## WRITTEN EXERCISE
In the listing below, find every line containing "this" and copy it out.

================================

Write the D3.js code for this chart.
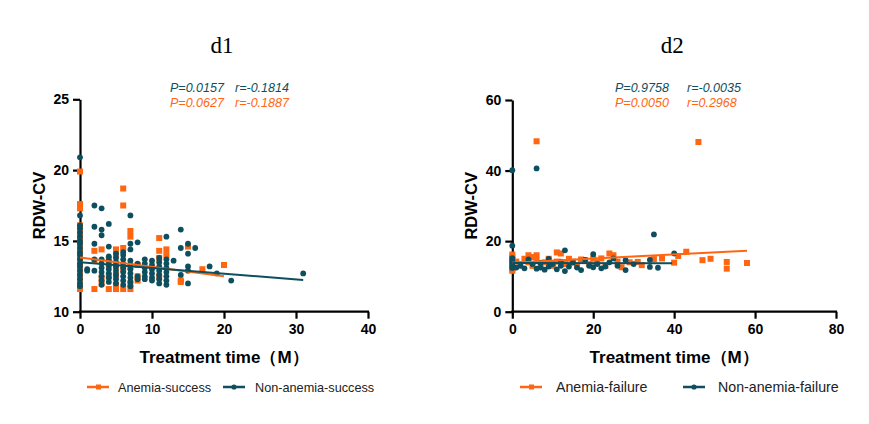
<!DOCTYPE html>
<html><head><meta charset="utf-8">
<script src="https://cdn.jsdelivr.net/npm/d3@7"></script>
<style>body{margin:0;background:#fff}svg{display:block}</style>
</head><body>
<svg id="c" width="869" height="424"></svg>
<script>
// ---- data ----
const ORANGE = "#ff6611", TEAL = "#0d4f5f";
// d1: columns of [month, values...]
const d1AnemiaCols = [
  [0,[19.9,17.6,17.4,17.3,16.1,15.9,15.6,15.2,14.8,14.4,14.0,13.6,13.2,12.8,12.4,12.0,11.6]],
  [2,[14.3,13.6,11.6]],[3,[14.4,12.4,12.0]],[4,[13.7,13.3,12.5,11.6]],
  [5,[14.4,14.0,13.2,12.6,11.9,11.6]],[6,[18.7,17.5,14.5,13.0,11.6]],
  [7,[15.7,15.3,13.2,12.0,11.6]],[8,[13.3,12.5,12.2]],[11,[15.2,14.3,13.8,12.5]],
  [12,[14.4,14.0]],[14,[12.2,12.1]],[15,[14.6]],[17,[13.0]],[20,[13.3]]
];
const d1NonAnemiaCols = [
  [0,[20.9,16.8,16.1,15.9,15.6,15.3,15.0,14.8,14.5,14.2,14.0,13.7,13.4,13.2,12.9,12.6,12.3,12.0,11.8]],
  [1,[13.0,12.9]],[2,[17.5,16.0,14.8,13.7,12.9]],
  [3,[17.3,15.8,15.4,13.7,13.4,13.1,12.8,12.5,12.2,11.9]],
  [4,[16.2,14.6,13.9,13.6,13.3,13.0,12.7,12.4,12.1]],
  [5,[14.1,13.8,13.5,13.2,12.9,12.6,12.3,12.0]],
  [6,[14.2,14.0,13.7,13.4,13.1,12.8,12.5,12.2,11.9]],
  [7,[16.8,14.8,14.4,13.6,13.3,13.0,12.7,12.4,12.1,11.8]],
  [8,[14.9,13.4,12.5,12.3]],[9,[13.7,13.4,13.1,12.8,12.5,12.3]],
  [10,[13.6,13.3,13.0,12.7,12.4,12.2]],[11,[13.8,13.5,13.2,12.9,12.6,12.3,12.0]],
  [12,[15.3,13.7,13.4,13.1,12.8,12.5,12.2,11.9]],[13,[13.6]],[14,[15.8,14.5,12.6]],
  [15,[14.8,14.1,13.2,12.9,12.0]],[16,[14.5]],[18,[13.2]],[19,[12.7]],[21,[12.2]],[31,[12.7]]
];
const d1FitAnemia = [[0,13.82],[20,12.5]];
const d1FitNonAnemia = [[0,13.5],[31,12.24]];

const d2Anemia = [
  [0,16.2],[0,15.5],[0,15.0],[0,14.5],[0,14.0],[0,13.5],[0,13.0],[0,12.5],[0,12.0],[0,11.6],
  [1,14.2],[2,13.5],[3,15.0],[4,14.0],[4,16.0],[5,15.5],[5,13.0],[6,48.3],[6,16.0],[6,14.5],
  [7,12.8],[8,14.0],[9,15.0],[10,13.0],[11,16.8],[11,14.2],[12,16.5],[13,13.5],[14,15.0],
  [15,14.2],[16,13.0],[17,14.8],[18,14.6],[19,13.5],[20,15.0],[21,14.0],[22,15.1],[23,13.0],
  [24,16.5],[25,16.0],[26,14.2],[27,12.6],[29,14.0],[31,14.1],[32,13.2],[35,14.9],[37,15.1],
  [40,13.9],[41,15.8],[43,17.0],[46,48.1],[47,14.6],[49,15.0],[53,14.1],[53,12.2],[58,13.8]
];
const d2NonAnemia = [
  [0,40.1],[0,18.7],[0,15.2],[0,14.5],[0,13.8],[0,13.0],[0,12.4],[1,12.5],[2,13.0],[3,12.3],
  [4,14.8],[5,13.5],[6,40.6],[6,12.2],[7,13.8],[7,12.5],[8,11.9],[9,15.0],[9,12.8],[10,13.5],
  [11,12.0],[12,14.2],[12,13.0],[13,17.4],[13,11.5],[14,12.8],[15,13.9],[16,12.5],[17,11.8],
  [18,14.7],[19,13.0],[20,16.3],[20,12.6],[21,13.5],[22,12.3],[23,12.8],[24,14.0],[25,15.1],
  [26,13.0],[28,14.6],[28,11.8],[30,13.5],[34,14.7],[34,12.7],[35,21.9],[36,12.45],[40,16.5]
];
const d2FitAnemia = [[0,13.9],[58,17.3]];
const d2FitNonAnemia = [[0,13.8],[39.5,13.7]];

const d1XTicks = [0,10,20,30,40], d1YTicks = [10,15,20,25];
const d2XTicks = [0,20,40,60,80], d2YTicks = [0,20,40,60];

const panels = [
  {title:"d1", xDom:[0,40], yDom:[10,25], xR:[80,368], yR:[311.7,99.3], xT:d1XTicks, yT:d1YTicks,
   anemia:d1AnemiaCols.flatMap(([t,vs])=>vs.map(v=>[t,v])),
   non:d1NonAnemiaCols.flatMap(([t,vs])=>vs.map(v=>[t,v])),
   fitA:d1FitAnemia, fitN:d1FitNonAnemia,
   statN:["P=0.0157","r=-0.1814"], statA:["P=0.0627","r=-0.1887"], statX:[170,235],
   legA:"Anemia-success", legN:"Non-anemia-success", legX:[87,118,223,255], legF:12.7},
  {title:"d2", xDom:[0,80], yDom:[0,60], xR:[512.3,836], yR:[311.7,100], xT:d2XTicks, yT:d2YTicks,
   anemia:d2Anemia, non:d2NonAnemia, fitA:d2FitAnemia, fitN:d2FitNonAnemia,
   statN:["P=0.9758","r=-0.0035"], statA:["P=0.0050","r=0.2968"], statX:[615,687],
   legA:"Anemia-failure", legN:"Non-anemia-failure", legX:[520,556,683,718], legF:14.2}
];

const svg = d3.select("#c");
const FONT = "'Liberation Sans', Arial, sans-serif";

panels.forEach(p=>{
  const x = d3.scaleLinear().domain(p.xDom).range(p.xR);
  const y = d3.scaleLinear().domain(p.yDom).range(p.yR);
  const g = svg.append("g");
  const cx = (p.xR[0]+p.xR[1])/2;

  g.append("text").attr("x",cx-2).attr("y",53).attr("text-anchor","middle")
    .attr("font-family","'Liberation Serif','Times New Roman',serif").attr("font-size",23)
    .attr("fill","#000").text(p.title);

  // axes
  const xa = g.append("g").attr("transform",`translate(0,${p.yR[0]})`)
    .call(d3.axisBottom(x).tickValues(p.xT).tickSize(7).tickPadding(5).tickSizeOuter(0));
  const ya = g.append("g").attr("transform",`translate(${p.xR[0]},0)`)
    .call(d3.axisLeft(y).tickValues(p.yT).tickSize(7).tickPadding(4).tickSizeOuter(0));
  [xa,ya].forEach(a=>{
    a.selectAll("path,line").attr("stroke","#000").attr("stroke-width",2.2);
    a.selectAll("text").attr("font-family",FONT).attr("font-weight","bold")
      .attr("font-size",14).attr("fill","#000");
  });
  xa.select("path").attr("d",`M${p.xR[0]-1},0H${p.xR[1]+1}`);

  g.append("text").attr("x",cx).attr("y",363).attr("text-anchor","middle")
    .attr("font-family",FONT).attr("font-weight","bold").attr("font-size",17)
    .text("Treatment time（M）");
  g.append("text").attr("transform",`translate(${p.xR[0]-35},${(p.yR[0]+p.yR[1])/2}) rotate(-90)`)
    .attr("text-anchor","middle").attr("font-family",FONT).attr("font-weight","bold")
    .attr("font-size",16.5).text("RDW-CV");

  // points
  g.append("g").selectAll("rect").data(p.anemia).join("rect")
    .attr("x",d=>x(d[0])-3).attr("y",d=>y(d[1])-3).attr("width",6).attr("height",6)
    .attr("fill",ORANGE);
  g.append("g").selectAll("circle").data(p.non).join("circle")
    .attr("cx",d=>x(d[0])).attr("cy",d=>y(d[1])).attr("r",2.9).attr("fill",TEAL);

  const line = d3.line().x(d=>x(d[0])).y(d=>y(d[1]));
  g.append("path").attr("d",line(p.fitA)).attr("stroke",ORANGE).attr("stroke-width",2).attr("fill","none");
  g.append("path").attr("d",line(p.fitN)).attr("stroke",TEAL).attr("stroke-width",2).attr("fill","none");

  // stats
  [[p.statN,TEAL,92],[p.statA,ORANGE,107]].forEach(([s,c,yy])=>{
    s.forEach((t,i)=>g.append("text").attr("x",p.statX[i]).attr("y",yy)
      .attr("font-family",FONT).attr("font-style","italic").attr("font-size",12.5)
      .attr("fill",c).text(t));
  });

  // legend
  const ly = 387;
  [[p.legA,ORANGE,0,"sq"],[p.legN,TEAL,2,"ci"]].forEach(([lab,c,k,m])=>{
    const x0 = p.legX[k];
    g.append("line").attr("x1",x0).attr("x2",x0+22).attr("y1",ly).attr("y2",ly)
      .attr("stroke",c).attr("stroke-width",2.5);
    if(m==="sq") g.append("rect").attr("x",x0+9).attr("y",ly-2.5).attr("width",5).attr("height",5).attr("fill",c);
    else g.append("circle").attr("cx",x0+11).attr("cy",ly).attr("r",2.6).attr("fill",c);
    g.append("text").attr("x",p.legX[k+1]).attr("y",ly+5).attr("font-family",FONT)
      .attr("font-size",p.legF).attr("fill","#222").text(lab);
  });
});
</script>
</body></html>
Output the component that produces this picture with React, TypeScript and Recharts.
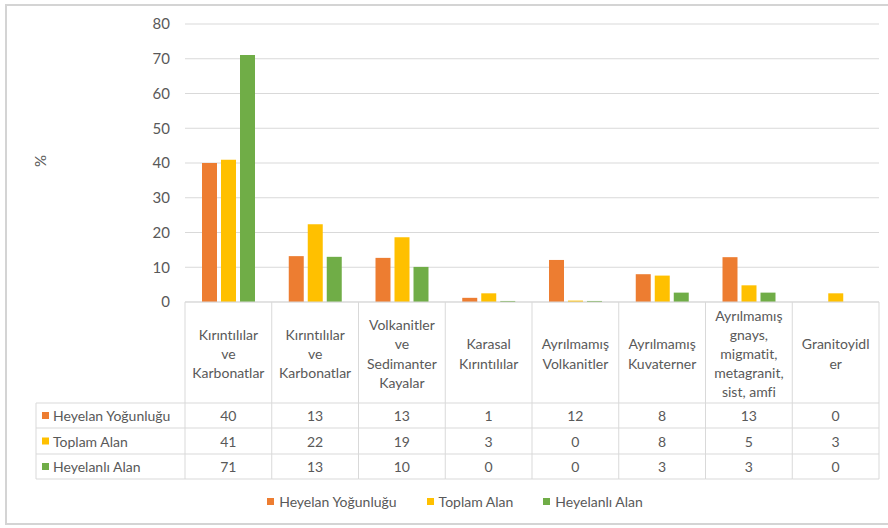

================================

## FULL SOLUTION
Write the D3.js code for this chart.
Output the component that produces this picture with React, TypeScript and Recharts.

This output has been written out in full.